Records for the task -
================================

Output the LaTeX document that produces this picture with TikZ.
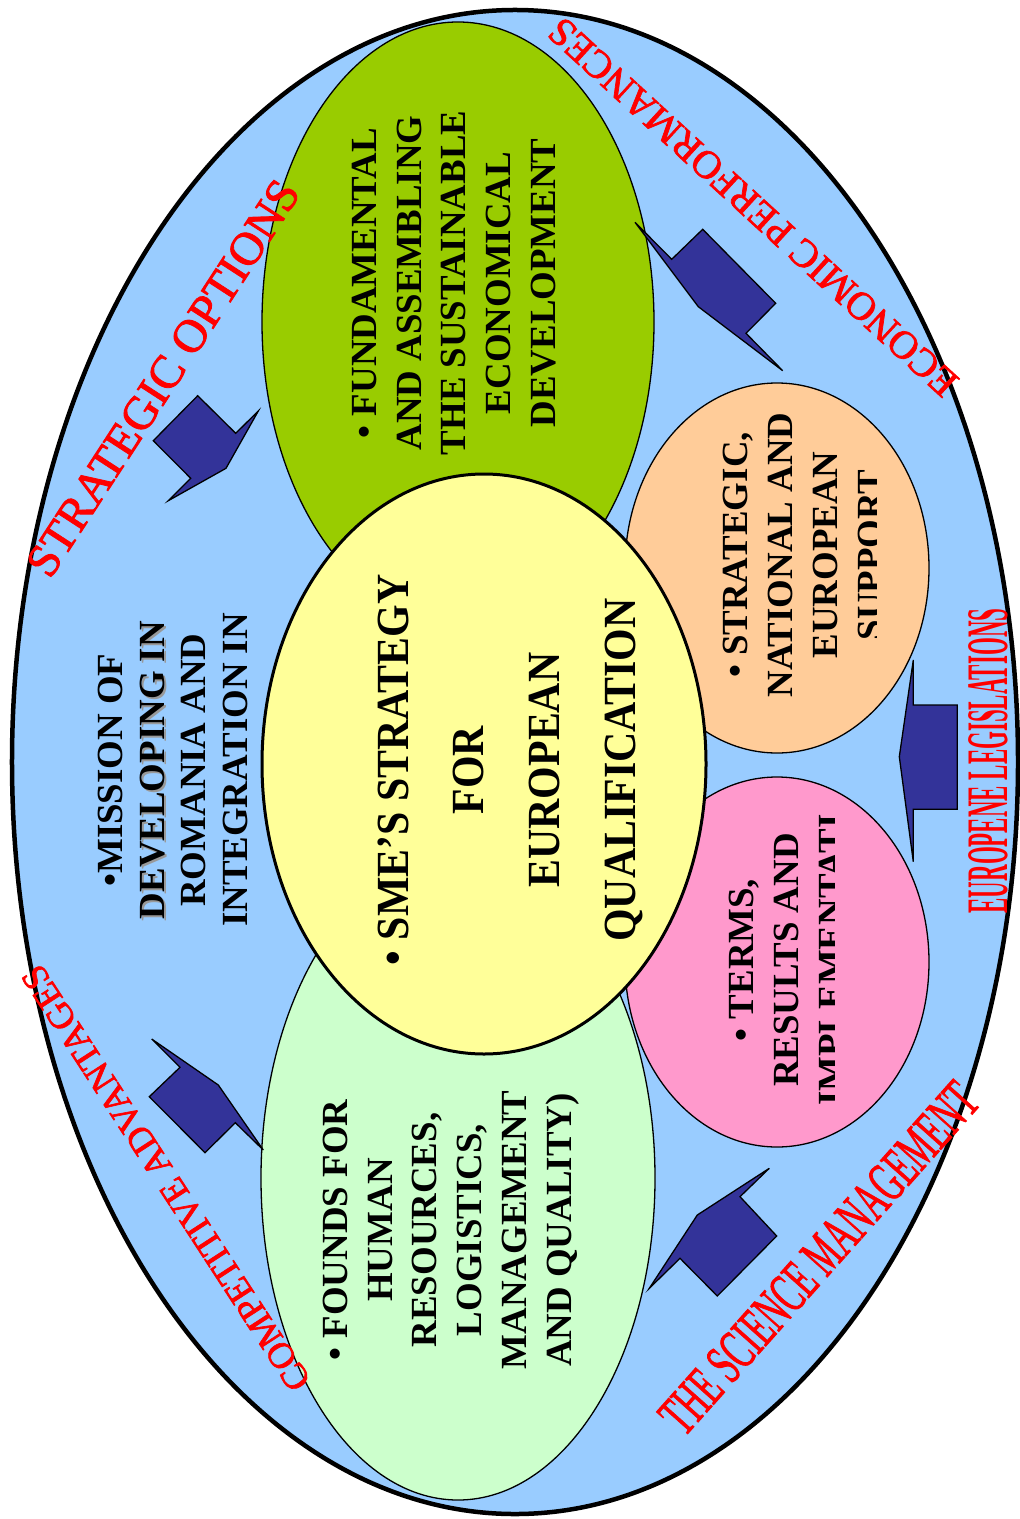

================================

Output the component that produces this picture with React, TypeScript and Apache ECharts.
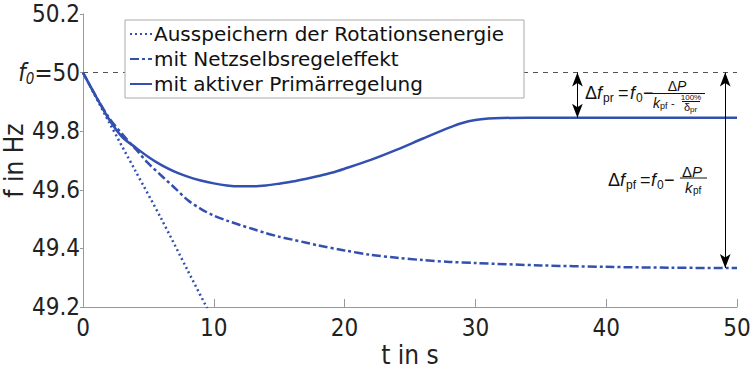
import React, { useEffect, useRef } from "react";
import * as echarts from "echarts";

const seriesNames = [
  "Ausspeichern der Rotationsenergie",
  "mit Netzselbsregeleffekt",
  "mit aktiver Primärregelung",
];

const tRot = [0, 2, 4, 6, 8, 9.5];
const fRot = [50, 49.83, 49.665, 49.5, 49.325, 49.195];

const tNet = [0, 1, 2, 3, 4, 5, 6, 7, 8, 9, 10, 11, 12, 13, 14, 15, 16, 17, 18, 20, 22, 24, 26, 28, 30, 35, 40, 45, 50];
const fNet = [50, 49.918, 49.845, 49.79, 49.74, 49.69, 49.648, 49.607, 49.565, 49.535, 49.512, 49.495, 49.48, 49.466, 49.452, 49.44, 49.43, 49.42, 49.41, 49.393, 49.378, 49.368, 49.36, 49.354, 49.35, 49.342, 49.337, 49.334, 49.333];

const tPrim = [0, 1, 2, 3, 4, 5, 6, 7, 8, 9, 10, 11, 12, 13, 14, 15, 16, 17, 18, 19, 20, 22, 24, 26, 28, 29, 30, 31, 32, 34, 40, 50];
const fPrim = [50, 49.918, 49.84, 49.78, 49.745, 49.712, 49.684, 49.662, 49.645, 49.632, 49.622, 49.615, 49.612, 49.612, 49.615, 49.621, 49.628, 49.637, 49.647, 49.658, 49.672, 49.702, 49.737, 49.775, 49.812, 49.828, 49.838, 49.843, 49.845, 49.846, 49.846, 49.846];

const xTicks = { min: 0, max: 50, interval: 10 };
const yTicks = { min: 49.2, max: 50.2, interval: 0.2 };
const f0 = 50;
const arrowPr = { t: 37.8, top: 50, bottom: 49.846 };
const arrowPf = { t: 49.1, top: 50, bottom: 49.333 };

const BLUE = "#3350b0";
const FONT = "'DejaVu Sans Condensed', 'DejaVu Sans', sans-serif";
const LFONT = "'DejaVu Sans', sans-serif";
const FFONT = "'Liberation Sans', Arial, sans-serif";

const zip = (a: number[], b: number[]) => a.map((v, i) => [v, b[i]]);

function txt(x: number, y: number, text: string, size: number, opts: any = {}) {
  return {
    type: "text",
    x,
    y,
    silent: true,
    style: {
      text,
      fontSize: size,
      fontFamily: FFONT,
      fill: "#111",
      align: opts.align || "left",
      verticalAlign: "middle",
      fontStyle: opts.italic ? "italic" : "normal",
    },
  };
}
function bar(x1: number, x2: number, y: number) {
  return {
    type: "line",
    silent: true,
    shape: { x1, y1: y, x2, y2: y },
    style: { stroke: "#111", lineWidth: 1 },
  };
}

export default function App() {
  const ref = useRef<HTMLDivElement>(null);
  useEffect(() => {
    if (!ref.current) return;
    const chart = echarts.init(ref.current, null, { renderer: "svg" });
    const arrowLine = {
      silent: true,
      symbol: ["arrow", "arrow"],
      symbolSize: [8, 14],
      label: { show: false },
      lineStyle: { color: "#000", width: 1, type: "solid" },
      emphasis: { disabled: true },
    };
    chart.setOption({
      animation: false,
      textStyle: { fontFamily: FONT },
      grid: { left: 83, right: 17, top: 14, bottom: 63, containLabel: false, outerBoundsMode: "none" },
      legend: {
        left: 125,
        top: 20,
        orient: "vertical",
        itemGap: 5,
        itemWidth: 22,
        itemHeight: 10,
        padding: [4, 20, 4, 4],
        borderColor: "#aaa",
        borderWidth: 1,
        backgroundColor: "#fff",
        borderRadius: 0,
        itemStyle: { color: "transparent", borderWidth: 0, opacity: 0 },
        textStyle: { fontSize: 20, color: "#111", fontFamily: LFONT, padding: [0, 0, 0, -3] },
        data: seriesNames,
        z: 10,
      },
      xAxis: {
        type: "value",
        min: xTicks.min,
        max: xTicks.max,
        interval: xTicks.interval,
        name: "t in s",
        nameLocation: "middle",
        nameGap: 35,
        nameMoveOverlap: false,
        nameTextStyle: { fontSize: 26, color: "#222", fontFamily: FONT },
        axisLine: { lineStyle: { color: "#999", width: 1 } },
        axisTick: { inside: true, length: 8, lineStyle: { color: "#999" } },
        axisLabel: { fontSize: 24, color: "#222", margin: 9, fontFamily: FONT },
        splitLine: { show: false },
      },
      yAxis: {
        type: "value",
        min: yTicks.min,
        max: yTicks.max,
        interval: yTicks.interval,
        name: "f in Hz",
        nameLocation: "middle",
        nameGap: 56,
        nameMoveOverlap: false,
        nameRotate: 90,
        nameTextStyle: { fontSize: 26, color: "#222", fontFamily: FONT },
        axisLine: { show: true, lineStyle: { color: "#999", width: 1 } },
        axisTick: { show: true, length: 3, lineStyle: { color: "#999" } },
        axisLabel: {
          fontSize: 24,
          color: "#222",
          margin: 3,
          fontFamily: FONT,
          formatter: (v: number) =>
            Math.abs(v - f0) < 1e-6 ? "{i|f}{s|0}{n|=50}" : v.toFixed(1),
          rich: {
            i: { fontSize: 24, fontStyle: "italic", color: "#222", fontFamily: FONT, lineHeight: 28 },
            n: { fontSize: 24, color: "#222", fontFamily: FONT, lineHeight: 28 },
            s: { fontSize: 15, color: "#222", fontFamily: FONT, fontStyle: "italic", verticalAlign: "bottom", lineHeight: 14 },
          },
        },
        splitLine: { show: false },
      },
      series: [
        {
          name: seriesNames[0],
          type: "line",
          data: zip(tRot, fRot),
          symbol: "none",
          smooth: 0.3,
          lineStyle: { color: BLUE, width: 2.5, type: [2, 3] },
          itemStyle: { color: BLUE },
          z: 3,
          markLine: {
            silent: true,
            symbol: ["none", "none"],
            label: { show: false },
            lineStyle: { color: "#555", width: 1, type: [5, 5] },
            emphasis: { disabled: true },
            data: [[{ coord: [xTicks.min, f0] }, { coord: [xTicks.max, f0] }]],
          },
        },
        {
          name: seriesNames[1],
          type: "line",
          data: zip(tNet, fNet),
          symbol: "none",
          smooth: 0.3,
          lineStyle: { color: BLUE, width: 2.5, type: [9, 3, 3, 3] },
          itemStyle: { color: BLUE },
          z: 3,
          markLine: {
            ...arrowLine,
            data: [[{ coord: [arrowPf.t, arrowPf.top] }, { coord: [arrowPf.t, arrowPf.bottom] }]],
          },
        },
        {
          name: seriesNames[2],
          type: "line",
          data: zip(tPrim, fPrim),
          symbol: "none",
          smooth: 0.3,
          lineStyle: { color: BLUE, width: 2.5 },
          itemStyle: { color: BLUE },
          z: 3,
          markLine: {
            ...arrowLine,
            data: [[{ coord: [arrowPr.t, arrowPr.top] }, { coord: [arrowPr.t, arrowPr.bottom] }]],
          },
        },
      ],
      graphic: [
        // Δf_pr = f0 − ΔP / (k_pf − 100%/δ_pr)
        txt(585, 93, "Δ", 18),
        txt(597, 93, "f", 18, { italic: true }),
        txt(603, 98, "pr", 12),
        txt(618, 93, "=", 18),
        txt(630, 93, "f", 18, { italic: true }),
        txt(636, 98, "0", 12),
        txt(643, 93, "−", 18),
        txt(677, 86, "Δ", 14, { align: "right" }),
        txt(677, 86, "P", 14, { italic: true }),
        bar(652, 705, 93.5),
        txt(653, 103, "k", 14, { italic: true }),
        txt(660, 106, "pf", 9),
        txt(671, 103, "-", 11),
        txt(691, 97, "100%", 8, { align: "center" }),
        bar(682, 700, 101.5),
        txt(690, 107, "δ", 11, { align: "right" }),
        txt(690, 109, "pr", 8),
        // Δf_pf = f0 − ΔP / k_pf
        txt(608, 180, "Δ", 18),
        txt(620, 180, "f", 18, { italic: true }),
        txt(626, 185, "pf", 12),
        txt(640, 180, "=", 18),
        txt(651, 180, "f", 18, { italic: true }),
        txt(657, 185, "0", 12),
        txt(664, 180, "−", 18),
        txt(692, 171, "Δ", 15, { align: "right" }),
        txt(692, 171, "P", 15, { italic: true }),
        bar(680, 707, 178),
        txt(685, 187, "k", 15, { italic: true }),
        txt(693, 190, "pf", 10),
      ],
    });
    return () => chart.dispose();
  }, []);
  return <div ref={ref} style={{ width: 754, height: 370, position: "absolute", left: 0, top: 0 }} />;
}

================================

Your task -
Among the entries above, locate the line with "Output the component" and the line with "import * as". Give those two lines and all lines between them again, exactly, leaving out the pictures.

Result of the task -
Output the component that produces this picture with React, TypeScript and Apache ECharts.
import React, { useEffect, useRef } from "react";
import * as echarts from "echarts";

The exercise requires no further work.